PANGErAN KALANG JATUH CINTA KEPADA ROrO INGGIT
Setelah Pangeran Kalang menjabat Adipati di Betak, maka hatinya tertawan oleh Rr. Inggit, adik dari Reta Mursodo janda almarhum pangeran Bedalem. Roro Inggit ingin dijadikan istrinya, tetapi menolak dan Retno Mursodo tidak menyetujuinya. Pangeran Kalang memaksanya. Roro Inggit bersama dengan Retno Mursodo meninggalkan Betak dan melarikan diri ke Plosokandang. Pangeran Kalang berusaha mengejarnya, tetapi kehilagan jejak, sehingga ia mengeluarkan suatu maklumat, yang menyatakan bahwa barang siapa ketempatan dua orang putri Kadipaten Betak tetapi tidak mau melapor, maka ia akan dijatuhi hukuman gantung.
KYAI PLOSOKANDANDANG DIPErSALAHKAN
Salah seorang murid Kyai Pacet yang bernama Kyai Singotaruno, disebut pula Kyai Plosokandang, karena berasal dari Plosokandang. Pada suatu hari ia bertemu dengan dua orang putri dari Kadipaten Betak, yang tak lain adalah Rr, Inggit dan Retno Mursodo. Kedatangan putri Betak ini sengaja mencari pengayoman dari Kyai Plosokandang. Segala sesuatu mengenai tindakan Pangeran Kalang oleh Retno Mursodo diceritakan semua, dan karena Kyai Singotaruno tidak berkeberatan melindunginya, meskipun ia tahu bahawa tindakannya itu membahayakan dirinya.
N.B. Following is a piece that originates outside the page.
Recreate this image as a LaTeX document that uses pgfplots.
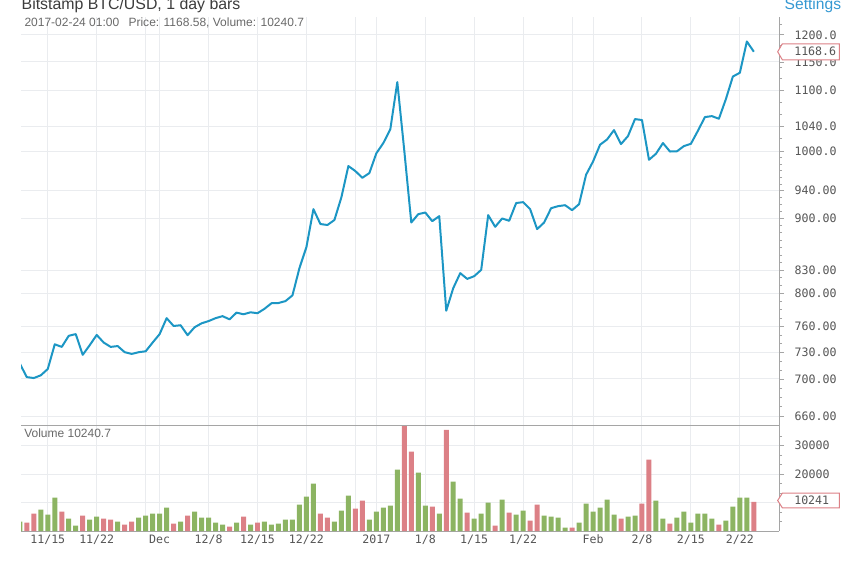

Adipati Kalang datang ke Plosokandang dan bertanya apakah Kyai Singotaruno mempunyai tamu yang berasa dari Betak. Kyai Sin gotaruno menjawab bahwa ia tidak mempunyai tamu seorangpun, tetapi Adipati Kalang tidak percaya, dan ingin melihat ke belakang. Rr. Inggit dan Retno Mursodo ketika mendengar hal itu segera berkemas dan melarikan diri ke arah barat. Adipati Kalang mengetahui hal itu, dan ia sangat marah kepada Kyai Singotaruno. Ia dianggap salah dan dijatuhi hukuman gantung.
rOrO INGGIT BUNUH DIrI
Oleh karena Rr, Inggit takut bila sampai di pegang oleh Adipati Kalang, maka ia berputus asa dan terjun ke dalam sebuah Beji atau Blumbang. Desa tempat Rr. Inggit bunuh diri oleh Pangeran Kalang dinamakan desa Beji. Adapun Retno Mursodo terus melarikan ke gunung cilik.
MBOK ROrO DADAPAN
Ketika Pangeran Lembu Peteng perang melawan Kyai Besari, Rr.Kembangsore dapat memisahkan diri dan lari ke desa Dadapan. Di desa tersebut ia menumpang pada seorang janda bernama mBok Rondo dadapan. mBok Rondho mempunyai seorang anak laki-laki bernama Joko Bodho. Lama kelamaan Joko Bodho terpikat oleh kecantika Rr. Kembangsore dan ingin sekali memperistrinya, tetapi selalu ditolak dengan halus oleh Rr. Kembangsore. Oleh karena Joko Bodho selalu mendesak maka pada suatu hari ketika mBok Rondho sedang bepergian , asalkan Joko Bodho mau menjalani tapa mbisu di sebuah gunung dekat desa itu. Joko Bodho menyetujui perdyaratan tersebut dan pergi meninggalkan Rumah. Ikatan janji ini tidak diketahui oleh MBok Rondho Dadapan.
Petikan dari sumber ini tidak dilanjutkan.